- **To do**: Retype exactly what appears below from the line containing "Emit a component" down to the line containing "const generalCounts = [29, 18, 11, 4, 5, 1];", keeping both end lines. Do not include pictures.

- **Data in this exercise**:
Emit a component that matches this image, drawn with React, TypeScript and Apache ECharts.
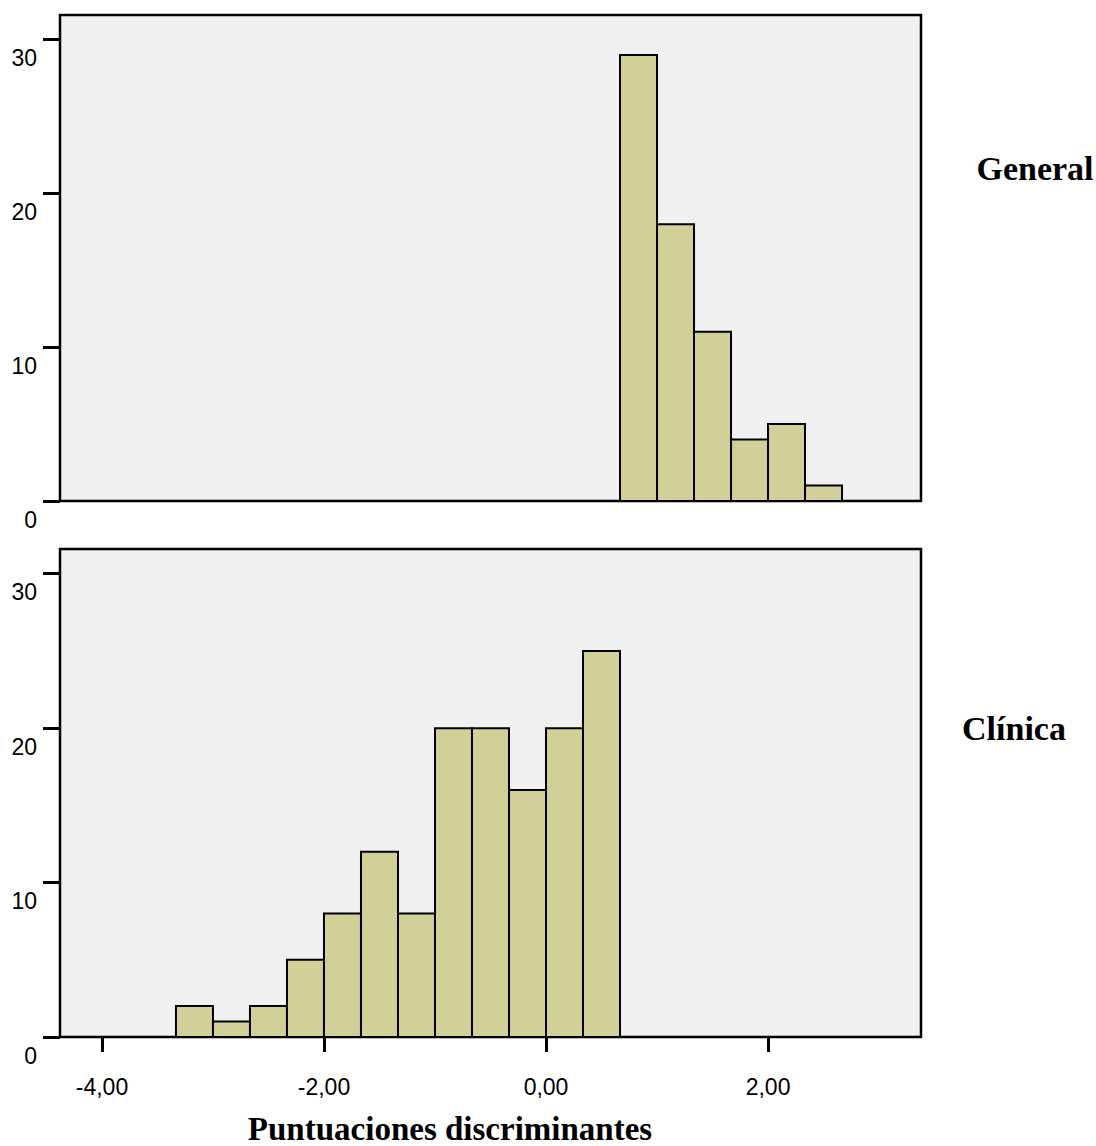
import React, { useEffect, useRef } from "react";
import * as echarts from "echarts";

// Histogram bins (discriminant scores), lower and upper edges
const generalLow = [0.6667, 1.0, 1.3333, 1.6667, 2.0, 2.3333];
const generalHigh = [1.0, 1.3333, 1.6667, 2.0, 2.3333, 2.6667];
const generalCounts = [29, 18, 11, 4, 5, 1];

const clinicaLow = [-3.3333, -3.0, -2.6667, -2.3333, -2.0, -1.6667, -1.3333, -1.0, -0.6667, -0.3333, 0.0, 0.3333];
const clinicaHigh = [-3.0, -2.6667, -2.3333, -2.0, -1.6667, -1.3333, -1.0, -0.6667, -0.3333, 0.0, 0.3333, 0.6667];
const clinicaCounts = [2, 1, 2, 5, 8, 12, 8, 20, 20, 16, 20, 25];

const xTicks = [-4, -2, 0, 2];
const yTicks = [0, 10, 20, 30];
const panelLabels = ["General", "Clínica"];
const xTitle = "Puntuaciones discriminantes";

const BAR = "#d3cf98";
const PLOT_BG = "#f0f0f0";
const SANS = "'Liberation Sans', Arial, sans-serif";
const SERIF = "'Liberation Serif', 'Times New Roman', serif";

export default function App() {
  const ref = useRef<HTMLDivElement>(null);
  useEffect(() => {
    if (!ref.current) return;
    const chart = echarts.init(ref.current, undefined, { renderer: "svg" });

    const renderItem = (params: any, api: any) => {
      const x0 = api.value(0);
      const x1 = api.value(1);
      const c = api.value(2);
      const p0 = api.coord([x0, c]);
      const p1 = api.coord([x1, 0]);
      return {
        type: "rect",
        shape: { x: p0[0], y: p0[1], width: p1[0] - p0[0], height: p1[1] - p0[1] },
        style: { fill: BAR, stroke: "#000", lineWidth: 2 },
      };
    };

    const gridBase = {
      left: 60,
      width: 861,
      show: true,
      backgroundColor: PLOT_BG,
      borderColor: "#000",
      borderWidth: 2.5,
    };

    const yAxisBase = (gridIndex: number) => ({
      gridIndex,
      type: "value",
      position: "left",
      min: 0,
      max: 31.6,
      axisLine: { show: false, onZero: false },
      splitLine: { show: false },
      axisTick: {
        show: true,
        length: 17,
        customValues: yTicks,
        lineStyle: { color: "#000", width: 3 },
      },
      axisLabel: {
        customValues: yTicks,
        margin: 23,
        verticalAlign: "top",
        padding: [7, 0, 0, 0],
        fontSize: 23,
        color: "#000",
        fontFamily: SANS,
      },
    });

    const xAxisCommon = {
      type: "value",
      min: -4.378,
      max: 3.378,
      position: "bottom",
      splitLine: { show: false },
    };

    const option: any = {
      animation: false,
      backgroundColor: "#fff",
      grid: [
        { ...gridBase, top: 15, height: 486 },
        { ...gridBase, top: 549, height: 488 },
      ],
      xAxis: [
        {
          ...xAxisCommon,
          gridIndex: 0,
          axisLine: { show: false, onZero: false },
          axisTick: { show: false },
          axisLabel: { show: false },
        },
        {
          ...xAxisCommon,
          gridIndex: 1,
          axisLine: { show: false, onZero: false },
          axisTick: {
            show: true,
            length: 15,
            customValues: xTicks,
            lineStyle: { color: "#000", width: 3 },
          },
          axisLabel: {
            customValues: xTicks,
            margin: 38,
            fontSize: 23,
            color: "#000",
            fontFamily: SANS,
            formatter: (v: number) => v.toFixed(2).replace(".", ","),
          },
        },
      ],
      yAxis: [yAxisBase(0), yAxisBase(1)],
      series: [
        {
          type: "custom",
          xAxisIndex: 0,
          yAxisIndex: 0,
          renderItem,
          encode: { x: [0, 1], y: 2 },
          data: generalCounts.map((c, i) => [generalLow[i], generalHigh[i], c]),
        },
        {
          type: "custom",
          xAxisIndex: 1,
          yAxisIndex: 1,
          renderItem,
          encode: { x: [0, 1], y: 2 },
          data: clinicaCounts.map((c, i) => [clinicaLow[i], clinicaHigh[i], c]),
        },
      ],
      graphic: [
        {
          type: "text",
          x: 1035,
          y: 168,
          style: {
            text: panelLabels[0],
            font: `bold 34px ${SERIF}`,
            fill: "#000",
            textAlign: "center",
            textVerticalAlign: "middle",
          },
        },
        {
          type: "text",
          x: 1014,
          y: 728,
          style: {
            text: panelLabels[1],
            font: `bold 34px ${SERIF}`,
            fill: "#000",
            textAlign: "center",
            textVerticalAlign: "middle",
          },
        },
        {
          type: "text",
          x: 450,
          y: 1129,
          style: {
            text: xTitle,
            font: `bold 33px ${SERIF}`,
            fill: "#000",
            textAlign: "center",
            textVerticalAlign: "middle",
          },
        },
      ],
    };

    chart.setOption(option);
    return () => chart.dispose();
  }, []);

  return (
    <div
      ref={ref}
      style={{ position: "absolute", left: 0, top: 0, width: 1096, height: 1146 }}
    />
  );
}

* * *

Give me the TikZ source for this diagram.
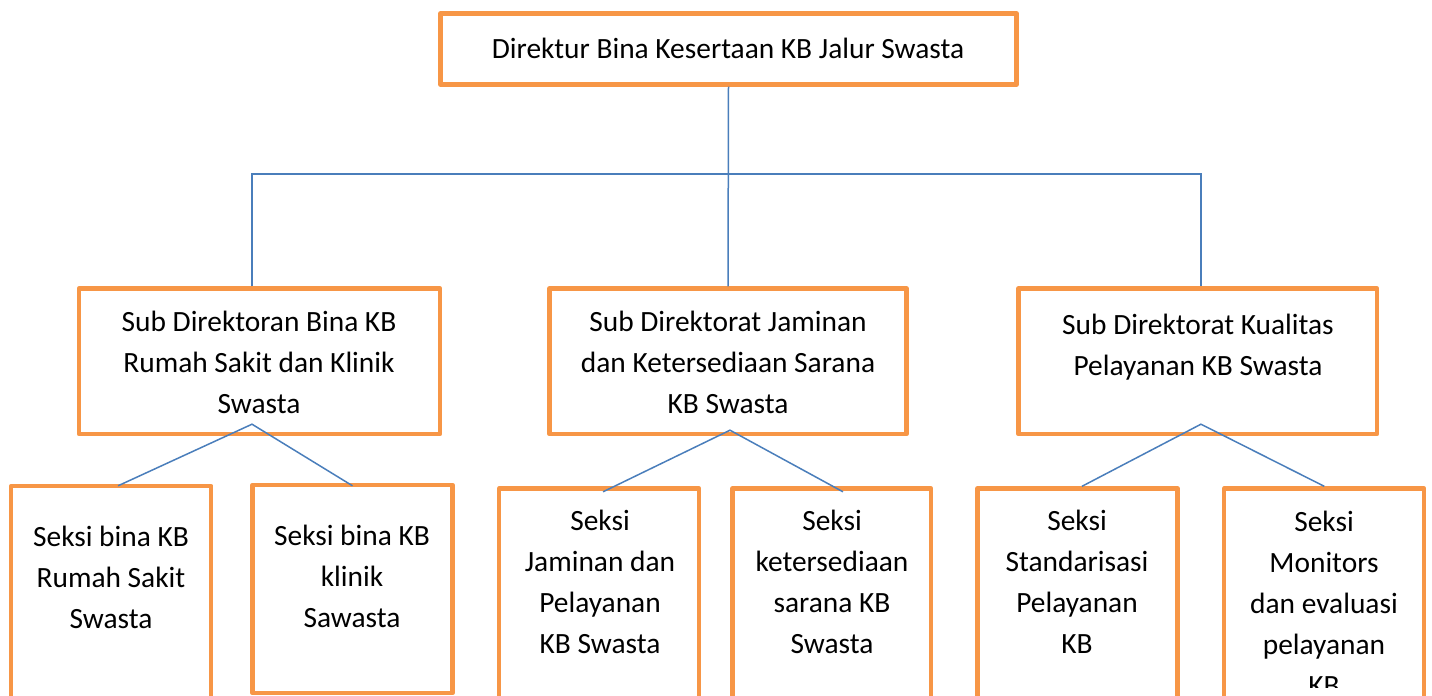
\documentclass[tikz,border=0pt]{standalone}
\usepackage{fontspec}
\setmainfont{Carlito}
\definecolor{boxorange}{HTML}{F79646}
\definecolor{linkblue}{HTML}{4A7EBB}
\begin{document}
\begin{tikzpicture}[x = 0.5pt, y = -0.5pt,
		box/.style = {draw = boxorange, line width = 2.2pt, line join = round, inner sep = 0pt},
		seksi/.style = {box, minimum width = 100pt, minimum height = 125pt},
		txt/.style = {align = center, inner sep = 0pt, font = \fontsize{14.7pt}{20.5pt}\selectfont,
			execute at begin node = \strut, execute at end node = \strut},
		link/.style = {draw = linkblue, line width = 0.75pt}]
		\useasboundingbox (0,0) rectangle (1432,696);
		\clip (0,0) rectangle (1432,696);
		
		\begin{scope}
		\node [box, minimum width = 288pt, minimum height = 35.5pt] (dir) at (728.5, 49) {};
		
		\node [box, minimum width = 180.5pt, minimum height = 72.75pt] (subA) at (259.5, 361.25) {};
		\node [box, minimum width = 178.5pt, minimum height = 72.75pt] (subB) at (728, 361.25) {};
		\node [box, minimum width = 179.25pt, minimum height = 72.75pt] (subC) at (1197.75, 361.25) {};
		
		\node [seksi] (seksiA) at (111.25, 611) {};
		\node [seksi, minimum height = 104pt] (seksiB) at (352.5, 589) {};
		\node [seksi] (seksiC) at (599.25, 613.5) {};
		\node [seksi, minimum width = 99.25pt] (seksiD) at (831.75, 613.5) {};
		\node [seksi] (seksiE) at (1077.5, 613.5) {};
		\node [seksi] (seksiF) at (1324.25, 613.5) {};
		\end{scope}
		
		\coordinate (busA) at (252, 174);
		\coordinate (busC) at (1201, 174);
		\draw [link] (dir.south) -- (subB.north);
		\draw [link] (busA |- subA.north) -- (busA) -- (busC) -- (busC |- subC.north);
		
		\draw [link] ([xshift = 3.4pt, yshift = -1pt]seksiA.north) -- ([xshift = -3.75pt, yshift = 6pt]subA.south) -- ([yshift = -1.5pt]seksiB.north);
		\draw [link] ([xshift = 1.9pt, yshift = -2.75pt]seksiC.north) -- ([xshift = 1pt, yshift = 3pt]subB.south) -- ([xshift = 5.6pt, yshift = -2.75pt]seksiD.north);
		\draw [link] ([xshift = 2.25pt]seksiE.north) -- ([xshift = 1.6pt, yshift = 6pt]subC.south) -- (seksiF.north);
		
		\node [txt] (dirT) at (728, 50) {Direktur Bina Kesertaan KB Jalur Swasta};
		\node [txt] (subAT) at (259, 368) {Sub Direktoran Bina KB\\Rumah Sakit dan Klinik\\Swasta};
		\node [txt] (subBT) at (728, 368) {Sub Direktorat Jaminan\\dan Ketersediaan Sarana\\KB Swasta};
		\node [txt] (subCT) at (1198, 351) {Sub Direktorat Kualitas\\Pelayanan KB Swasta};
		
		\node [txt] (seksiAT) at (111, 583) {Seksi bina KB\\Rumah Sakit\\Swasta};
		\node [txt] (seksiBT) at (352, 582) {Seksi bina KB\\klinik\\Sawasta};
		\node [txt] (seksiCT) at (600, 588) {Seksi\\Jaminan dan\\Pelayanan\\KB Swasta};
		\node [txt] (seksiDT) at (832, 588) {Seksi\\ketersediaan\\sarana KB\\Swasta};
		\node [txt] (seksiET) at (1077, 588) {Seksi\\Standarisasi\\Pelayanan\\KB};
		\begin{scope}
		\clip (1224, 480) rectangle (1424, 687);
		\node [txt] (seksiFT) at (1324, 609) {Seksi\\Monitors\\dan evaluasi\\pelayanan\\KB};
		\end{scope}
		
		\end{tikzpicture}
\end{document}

---

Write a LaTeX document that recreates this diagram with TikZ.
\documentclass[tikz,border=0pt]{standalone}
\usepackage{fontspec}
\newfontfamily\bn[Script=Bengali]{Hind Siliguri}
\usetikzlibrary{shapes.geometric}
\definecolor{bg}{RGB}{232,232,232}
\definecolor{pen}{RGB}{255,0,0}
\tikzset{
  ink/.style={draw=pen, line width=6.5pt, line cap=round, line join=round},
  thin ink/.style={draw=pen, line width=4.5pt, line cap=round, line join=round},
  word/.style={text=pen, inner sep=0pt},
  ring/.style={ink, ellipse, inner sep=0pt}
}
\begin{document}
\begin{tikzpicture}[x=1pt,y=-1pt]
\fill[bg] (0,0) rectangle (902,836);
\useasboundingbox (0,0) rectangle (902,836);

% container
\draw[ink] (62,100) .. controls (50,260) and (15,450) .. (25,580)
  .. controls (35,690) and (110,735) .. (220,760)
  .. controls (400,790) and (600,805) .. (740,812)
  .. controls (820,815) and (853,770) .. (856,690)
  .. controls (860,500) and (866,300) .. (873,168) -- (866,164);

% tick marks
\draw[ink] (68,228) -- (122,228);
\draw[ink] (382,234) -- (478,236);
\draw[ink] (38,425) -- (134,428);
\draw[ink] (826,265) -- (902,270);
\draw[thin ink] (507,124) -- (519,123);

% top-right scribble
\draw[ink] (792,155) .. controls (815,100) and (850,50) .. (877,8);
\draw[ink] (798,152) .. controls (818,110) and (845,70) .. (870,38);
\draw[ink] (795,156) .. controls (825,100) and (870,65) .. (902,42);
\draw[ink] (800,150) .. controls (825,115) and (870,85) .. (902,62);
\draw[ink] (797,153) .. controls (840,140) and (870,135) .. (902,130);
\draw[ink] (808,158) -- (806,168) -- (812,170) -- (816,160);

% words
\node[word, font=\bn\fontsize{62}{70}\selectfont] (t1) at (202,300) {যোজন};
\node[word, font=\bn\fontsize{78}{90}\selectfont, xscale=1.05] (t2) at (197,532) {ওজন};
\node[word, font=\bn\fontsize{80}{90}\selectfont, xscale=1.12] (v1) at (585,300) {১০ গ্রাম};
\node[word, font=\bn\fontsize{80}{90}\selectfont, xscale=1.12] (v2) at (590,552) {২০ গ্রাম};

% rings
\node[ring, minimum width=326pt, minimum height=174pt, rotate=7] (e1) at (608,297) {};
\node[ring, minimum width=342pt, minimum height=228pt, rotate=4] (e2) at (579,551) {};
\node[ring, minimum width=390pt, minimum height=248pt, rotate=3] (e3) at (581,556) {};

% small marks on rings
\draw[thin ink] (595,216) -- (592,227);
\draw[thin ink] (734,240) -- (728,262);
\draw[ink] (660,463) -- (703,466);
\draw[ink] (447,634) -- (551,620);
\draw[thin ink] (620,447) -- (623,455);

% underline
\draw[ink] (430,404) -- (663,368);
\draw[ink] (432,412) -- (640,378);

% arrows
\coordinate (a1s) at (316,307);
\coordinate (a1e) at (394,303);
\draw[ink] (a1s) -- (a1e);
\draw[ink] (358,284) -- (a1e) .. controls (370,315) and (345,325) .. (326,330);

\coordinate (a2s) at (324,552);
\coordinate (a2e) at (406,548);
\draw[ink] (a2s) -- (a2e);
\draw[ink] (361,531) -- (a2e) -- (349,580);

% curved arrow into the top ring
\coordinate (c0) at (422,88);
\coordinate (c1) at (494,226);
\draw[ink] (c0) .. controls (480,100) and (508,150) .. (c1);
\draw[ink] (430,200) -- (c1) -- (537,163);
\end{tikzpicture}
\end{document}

- **Task answer**:
Emit a component that matches this image, drawn with React, TypeScript and Apache ECharts.
import React, { useEffect, useRef } from "react";
import * as echarts from "echarts";

// Histogram bins (discriminant scores), lower and upper edges
const generalLow = [0.6667, 1.0, 1.3333, 1.6667, 2.0, 2.3333];
const generalHigh = [1.0, 1.3333, 1.6667, 2.0, 2.3333, 2.6667];
const generalCounts = [29, 18, 11, 4, 5, 1];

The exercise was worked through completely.